AIM OF THE TASK – With pictures left out, extract every line between the start of the records below and the line holding "p_text_y = [79.22, 80.41]", inclusive.

--- Start of EXTRACTED DATA ---

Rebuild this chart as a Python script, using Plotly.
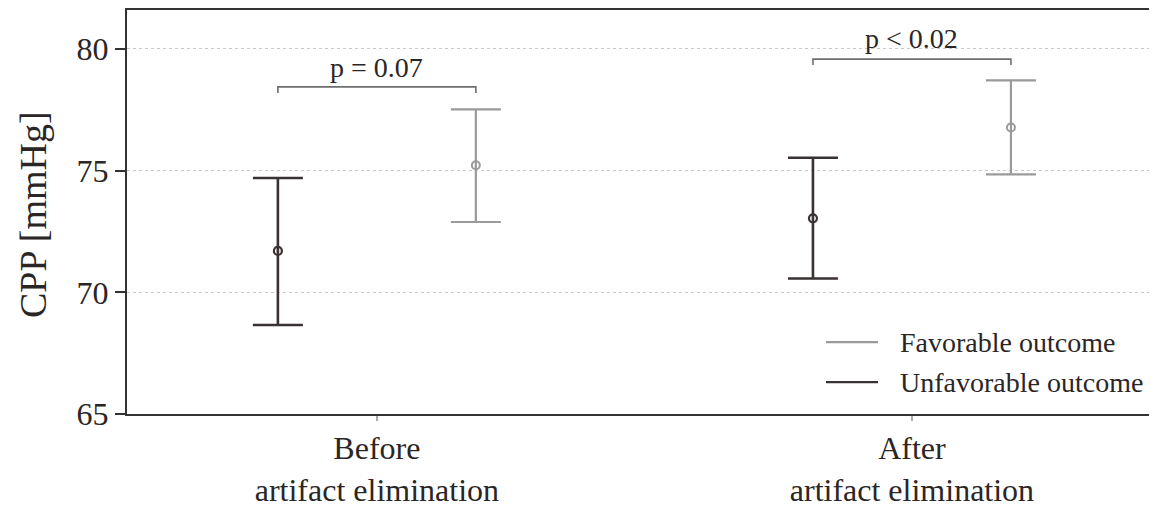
import plotly.graph_objects as go

# ---- data ----
categories = ["Before<br>artifact elimination", "After<br>artifact elimination"]
cat_pos = [0, 1]
unfav_mean = [71.70, 73.04]
unfav_upper = [74.70, 75.53]
unfav_lower = [68.66, 70.57]
fav_mean = [75.22, 76.77]
fav_upper = [77.52, 78.71]
fav_lower = [72.89, 74.85]
p_labels = ["p = 0.07", "p < 0.02"]
bracket_top = [78.44, 79.58]
bracket_end = [78.19, 79.34]
p_text_y = [79.22, 80.41]

OFF = 0.185
UNFAV_COLOR = "#3a3232"
FAV_COLOR = "#9a9a9a"
TEXT_COLOR = "#2b2626"
FONT = "Liberation Serif, Times New Roman, serif"

fig = go.Figure()

fig.add_trace(go.Scatter(
    x=[c - OFF for c in cat_pos], y=unfav_mean, mode="markers",
    name="Unfavorable outcome", showlegend=False,
    marker=dict(symbol="circle-open", size=8, color=UNFAV_COLOR, line=dict(width=2.2)),
    error_y=dict(type="data", symmetric=False,
                 array=[u - m for u, m in zip(unfav_upper, unfav_mean)],
                 arrayminus=[m - l for m, l in zip(unfav_mean, unfav_lower)],
                 color=UNFAV_COLOR, thickness=2.6, width=25),
))
fig.add_trace(go.Scatter(
    x=[c + OFF for c in cat_pos], y=fav_mean, mode="markers",
    name="Favorable outcome", showlegend=False,
    marker=dict(symbol="circle-open", size=8, color=FAV_COLOR, line=dict(width=2)),
    error_y=dict(type="data", symmetric=False,
                 array=[u - m for u, m in zip(fav_upper, fav_mean)],
                 arrayminus=[m - l for m, l in zip(fav_mean, fav_lower)],
                 color=FAV_COLOR, thickness=2.2, width=25),
))

# significance brackets
for c, top, end, lab, ty in zip(cat_pos, bracket_top, bracket_end, p_labels, p_text_y):
    fig.add_trace(go.Scatter(
        x=[c - OFF, c - OFF, c + OFF, c + OFF], y=[end, top, top, end],
        mode="lines", showlegend=False, hoverinfo="skip",
        line=dict(color="#6e6e6e", width=1.6),
    ))
    fig.add_annotation(x=c, y=ty, xref="x", yref="y", text=lab, showarrow=False,
                       xanchor="center", yanchor="middle",
                       font=dict(family=FONT, size=28, color=TEXT_COLOR))

# manual legend
legend_items = [("Favorable outcome", FAV_COLOR, 0.178), ("Unfavorable outcome", UNFAV_COLOR, 0.079)]
for name, col, yy in legend_items:
    fig.add_shape(type="line", xref="paper", yref="paper", x0=0.6786, x1=0.7291, y0=yy, y1=yy,
                  line=dict(color=col, width=2.2))
    fig.add_annotation(x=0.7485, y=yy, xref="paper", yref="paper", text=name, showarrow=False,
                       xanchor="left", yanchor="middle",
                       font=dict(family=FONT, size=28, color=TEXT_COLOR))

# y-axis title
fig.add_annotation(x=-0.0913, y=0.495, xref="paper", yref="paper", text="CPP [mmHg]",
                   showarrow=False, textangle=-90, xanchor="center", yanchor="middle",
                   font=dict(family=FONT, size=38, color=TEXT_COLOR))

fig.update_layout(
    width=1149, height=500,
    margin=dict(l=119, r=0, t=2, b=94),
    plot_bgcolor="white", paper_bgcolor="white",
    font=dict(family=FONT, color=TEXT_COLOR),
    showlegend=False,
    xaxis=dict(range=[-0.467, 1.458], tickmode="array", tickvals=cat_pos, ticktext=categories,
               showgrid=False, zeroline=False, showline=True, linecolor="#333333", linewidth=2,
               mirror=True, ticks="outside", ticklen=5, tickcolor="#aaaaaa", tickwidth=1.5,
               tickfont=dict(family=FONT, size=32, color=TEXT_COLOR)),
    yaxis=dict(range=[65, 81.6], tickmode="array", tickvals=[65, 70, 75, 80],
               showgrid=True, gridcolor="#c8c8c8", griddash="dot", gridwidth=1,
               zeroline=False, showline=True, linecolor="#333333", linewidth=2,
               ticks="outside", ticklen=10, tickcolor="#333333", tickwidth=2,
               tickfont=dict(family=FONT, size=32, color=TEXT_COLOR)),
)

fig.write_html("out.html")
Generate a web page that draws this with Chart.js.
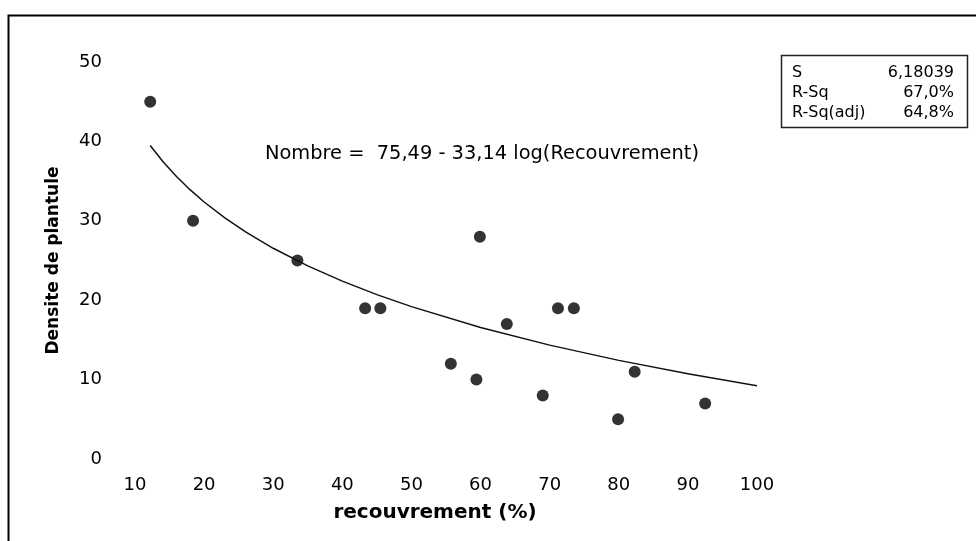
<!DOCTYPE html>
<html>
<head>
<meta charset="utf-8">
<script src="https://cdn.jsdelivr.net/npm/chart.js@4.4.1/dist/chart.umd.min.js"></script>
<style>
  html, body { margin: 0; padding: 0; background: #fff; }
  #wrap { width: 976px; height: 541px; position: relative; }
</style>
</head>
<body>
<div id="wrap"><canvas id="myChart"></canvas></div>
<script>
// observed points: recouvrement (%) vs densite de plantule
const coverValues = [12.2, 18.4, 33.5, 43.3, 45.5, 55.7, 59.4, 59.9, 63.8, 69.0, 71.2, 73.5, 79.9, 82.3, 92.5];
const densityValues = [45, 30, 25, 19, 19, 12, 10, 28, 17, 8, 19, 19, 5, 11, 7];

// fitted curve
const fitX = [12.2, 14, 16, 18, 20, 23, 26, 30, 35, 40, 45, 50, 60, 70, 80, 90, 100];
const fitY = [39.49, 37.51, 35.59, 33.89, 32.37, 30.36, 28.6, 26.54, 24.32, 22.4, 20.7, 19.19, 16.56, 14.34, 12.42, 10.73, 9.21];

// axis ticks
const xTicks = [10, 20, 30, 40, 50, 60, 70, 80, 90, 100];
const yTicks = [0, 10, 20, 30, 40, 50];

// annotation texts
const equationText = "Nombre =  75,49 - 33,14 log(Recouvrement)";
const statLabels = ["S", "R-Sq", "R-Sq(adj)"];
const statValues = ["6,18039", "67,0%", "64,8%"];
const xTitle = "recouvrement (%)";
const yTitle = "Densite de plantule";

Chart.defaults.font.family = "'DejaVu Sans', Verdana, sans-serif";
Chart.defaults.color = "#000";

// SETUP
const pointsData = coverValues.map((x, i) => ({ x: x, y: densityValues[i] }));
const fitData = fitX.map((x, i) => ({ x: x, y: fitY[i] }));

const data = {
  datasets: [
    {
      label: "fit",
      data: fitData,
      showLine: true,
      borderColor: "#111",
      borderWidth: 1.5,
      pointRadius: 0,
      fill: false,
      tension: 0,
    },
    {
      label: "points",
      data: pointsData,
      showLine: false,
      pointRadius: 6,
      pointBackgroundColor: "#333",
      pointBorderColor: "#333",
      pointBorderWidth: 0,
    },
  ],
};

// frame, equation, stats box, x title
const extras = {
  id: "extras",
  afterDraw(chart) {
    const ctx = chart.ctx;
    ctx.save();
    // outer frame (runs past the window on right and bottom)
    ctx.strokeStyle = "#000";
    ctx.lineWidth = 2;
    ctx.strokeRect(8.5, 15.5, 1000, 600);

    // equation
    ctx.fillStyle = "#000";
    ctx.textBaseline = "middle";
    ctx.textAlign = "left";
    ctx.font = "19.4px 'DejaVu Sans'";
    ctx.fillText(equationText, 265, 154);

    // stats box
    ctx.lineWidth = 1.5;
    ctx.strokeStyle = "#222";
    ctx.strokeRect(781.5, 55.5, 186, 72);
    ctx.font = "16px 'DejaVu Sans'";
    const rowY = [73, 93, 113];
    statLabels.forEach((t, i) => {
      ctx.textAlign = "left";
      ctx.fillText(t, 792, rowY[i]);
      ctx.textAlign = "right";
      ctx.fillText(statValues[i], 954, rowY[i]);
    });

    // x axis title
    ctx.textAlign = "center";
    ctx.font = "bold 20px 'DejaVu Sans'";
    ctx.fillText(xTitle, 435, 513);
    ctx.restore();
  },
};

// CONFIG
const config = {
  type: "scatter",
  data,
  options: {
    responsive: true,
    maintainAspectRatio: false,
    animation: false,
    layout: { padding: { top: 62, right: 219, bottom: 0, left: 0 } },
    plugins: {
      legend: { display: false },
      tooltip: { enabled: false },
    },
    scales: {
      x: {
        type: "linear",
        min: xTicks[0],
        max: xTicks[xTicks.length - 1],
        grid: { display: false, drawTicks: false },
        border: { display: false },
        afterBuildTicks: (scale) => {
          scale.ticks = xTicks.map((v) => ({ value: v }));
        },
        afterFit: (scale) => {
          scale.height = 82;
        },
        ticks: {
          padding: 16,
          font: { size: 18 },
          color: "#000",
        },
      },
      y: {
        type: "linear",
        min: yTicks[0],
        max: yTicks[yTicks.length - 1],
        grid: { display: false, drawTicks: false },
        border: { display: false },
        afterBuildTicks: (scale) => {
          scale.ticks = yTicks.map((v) => ({ value: v }));
        },
        afterFit: (scale) => {
          scale.width = 135;
        },
        ticks: {
          padding: 33,
          font: { size: 18 },
          color: "#000",
        },
        title: {
          display: true,
          text: yTitle,
          font: { size: 17, weight: "bold" },
          color: "#000",
          padding: { top: 43, bottom: 0 },
        },
      },
    },
  },
  plugins: [extras],
};

// render init block
const myChart = new Chart(document.getElementById("myChart"), config);
</script>
</body>
</html>
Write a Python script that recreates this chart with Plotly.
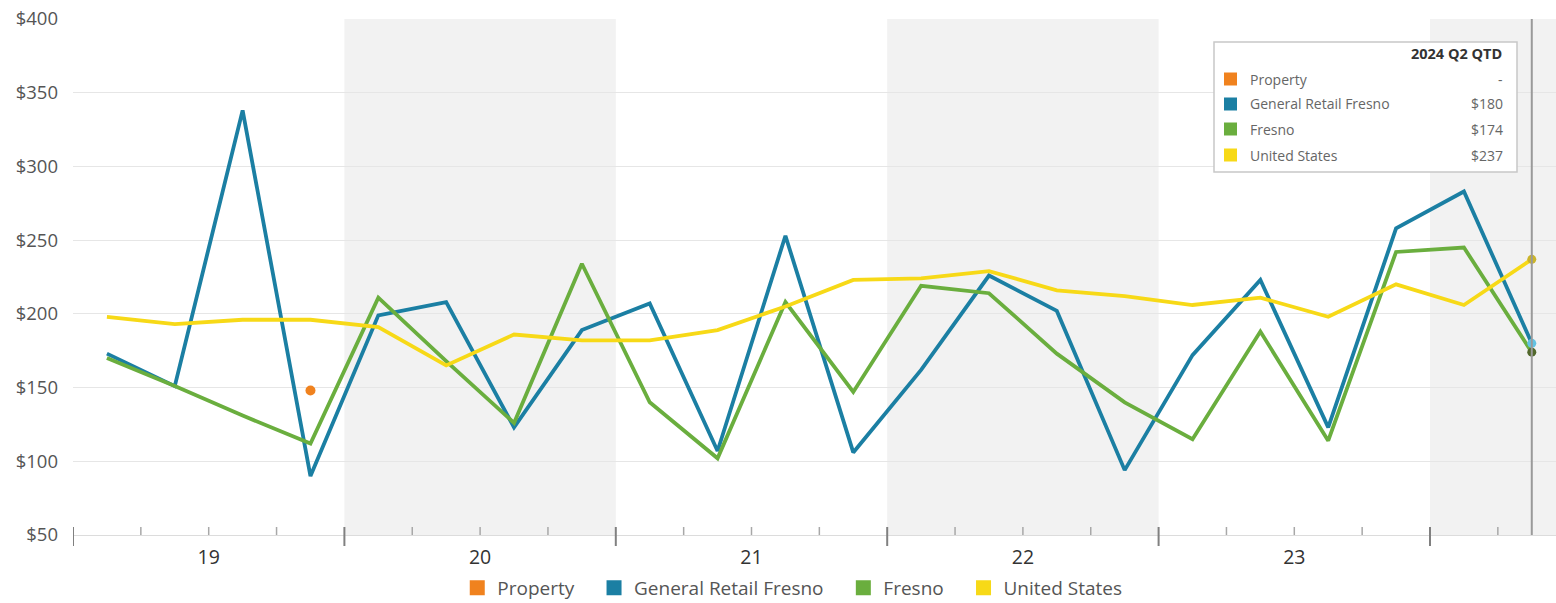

--- End of EXTRACTED DATA ---

WRITTEN ANSWER –
Rebuild this chart as a Python script, using Plotly.
import plotly.graph_objects as go

# ---- data ----
categories = ["Before<br>artifact elimination", "After<br>artifact elimination"]
cat_pos = [0, 1]
unfav_mean = [71.70, 73.04]
unfav_upper = [74.70, 75.53]
unfav_lower = [68.66, 70.57]
fav_mean = [75.22, 76.77]
fav_upper = [77.52, 78.71]
fav_lower = [72.89, 74.85]
p_labels = ["p = 0.07", "p < 0.02"]
bracket_top = [78.44, 79.58]
bracket_end = [78.19, 79.34]
p_text_y = [79.22, 80.41]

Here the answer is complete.